Теоретически США могли бы предпринять попытку сдерживания Китая, играя второстепенную роль в балансе сил, в том случае, если какая-то другая ведущая держава выступит в качестве главного противовеса Китаю. Единственная мыслимая возможность – Япония, и такая роль потребует кардинальных перемен в японской политике: ускорения перевооружения японской армии, овладения ядерным оружием и активного соперничества с Китаем за поддержку со стороны других азиатских государств. Хотя Япония, возможно, и пожелала бы участвовать в возглавляемой США коалиции стран, противостоящих Китаю, – хотя осуществление этого варианта тоже не гарантировано, – маловероятно, чтобы она взяла на себя роль основного противника Китая. Кроме того, США обычно стремятся к лидерству и не выказывают особых способностей играть второстепенную роль. В наполеоновскую эпоху, на заре своей истории, они попытались вести себя подобным образом; кончилось тем, что им пришлось воевать как с Великобританией, так и с Францией. В первой половине двадцатого века Соединенные Штаты прилагали минимальные усилия для поддержания баланса сил между европейскими и азиатскими странами; в результате, чтобы восстановить нарушенное равновесие, им пришлось ввязаться в мировые войны. Во время “холодной войны” у [c.372] США не было иной альтернативы, кроме как стать основным противовесом Советскому Союзу. Таким образом, США как великая держава никогда не выступали в роли второстепенного противника. От такого игрока требуется изворотливость, гибкость, способность “менять личины”. Такая политика означала бы поддержку то одной стороне, то другой, отказ от содействия или даже прямые угрозы той стране, которая, с точки зрения американских ценностей, является этически правой – и содействие тому, кто этически не прав. Даже если Япония выступит как основной противник Китая, то открытым останется вопрос о способности США поддерживать это равновесие. Куда чаще США мобилизуют свои ресурсы, чтобы противостоять одной непосредственной угрозе, нежели чем балансировать между двумя потенциальными угрозами. Да и, вдобавок, у азиатских стран существует тенденция к “подстраиванию”, что могло бы помешать любым попыткам США отойти на вторые роли в процессе сдерживания.

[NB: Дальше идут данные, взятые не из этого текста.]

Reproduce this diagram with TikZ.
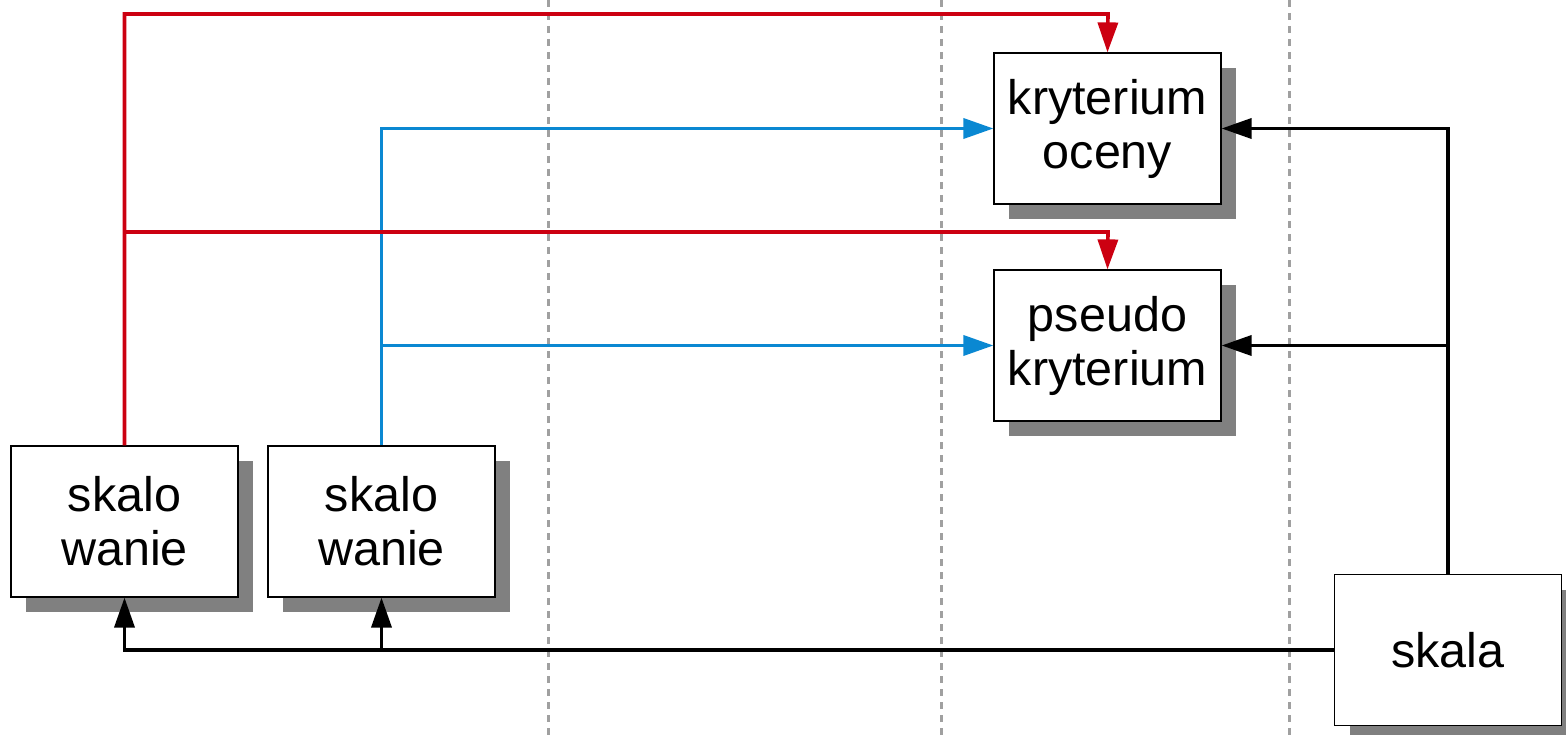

Поскольку масштабы “подстраивания” зависят от уровня доверия, то справедливы три следующих предположения. Во-первых, более вероятно, что страна примкнет к более сильной стране в том случае, если обе принадлежат к одной и той же цивилизации, или в том случае, если эти две страны связывает общность культур. Менее вероятен подобный исход, если у этих стран нет общих культурных ценностей. Во-вторых, степень доверия, вероятно, зависит от ситуации. Мальчик помладше последует за своим старшим братом с большей вероятностью в том случае, когда они противостоят другим мальчикам; менее вероятно, что он поверит старшему брату, когда они останутся дома одни. Следовательно, чем активнее будет взаимодействие между государствами, принадлежащими к различным цивилизациям, тем в большей степени они предрасположены к “подстраиванию” внутри своих цивилизаций. В-третьих, предрасположенность к “подстраиванию” различается в зависимости от цивилизации, потому что уровни доверия [c.373] различны. Например, распространенность на Ближнем Востоке политики “следования за сильным” может отражать вошедший в поговорку низкий уровень доверия в арабской и других ближневосточных культурах.
В дополнение к этим факторам на тенденции к “подстраиванию” или к балансированию будут оказывать влияние надежды и предпочтения в отношении складывающегося распределения сил. Европейские общества прошли через фазу абсолютизма, но избежали долговременных бюрократических империй или “восточных деспотий”, которые были характерны для Азии на значительном отрезке ее истории. Феодализм заложил базис политического плюрализма: некоторое рассредоточение власти является как естественным, так и желательным. Поэтому и на международном уровне баланс сил считался как естественным, так и желательным, и на политиках лежит задача сохранять и поддерживать его. Следовательно, когда равновесие оказывается под угрозой, для того чтобы восстановить его, обращаются к политике сдерживания. Короче говоря, европейская модель международного сообщества отражает европейскую модель внутренней структуры общества.
Наоборот, в азиатских бюрократических империях вряд ли нашлось бы место для идеи социального или политического плюрализма и принципа разделения властей. В отличие от Европы в истории самого Китая следование за сильным, как представляется, является куда более значимым по сравнению с политикой противодействия. На протяжении 1920-х годов, отмечает Люциан Пай, “военачальники в первую очередь стремились выяснить, что они получат, если присоединятся к силе, и только потом задумывались о том, каково окажется вознаграждение за союз со слабым… Для китайских военачальников независимость никогда не выступала как изначальная ценность, как то было в традиционных европейских раскладах; скорее, свои решения они основывали на присоединении к силе”. Эвери Голдштейн приводил аргументы в пользу того довода, что переход на [c.374] сторону сильного характеризовал политику коммунистического Китая, хотя с 1949 по 1966 год была в общем и целом очевидной авторитарная структура. Когда впоследствии “культурная революция” создала условия, близкие к анархии, породила неопределенность власти и угрожала самой жизни политических деятелей, доминирующим стало поведение, основанное на противостоянии . По-видимому, восстановление после 1978 года более четкой структуры власти также привело и к восстановлению линии на “примыкание к сильному” в качестве наиболее распространенного образчика политического поведения.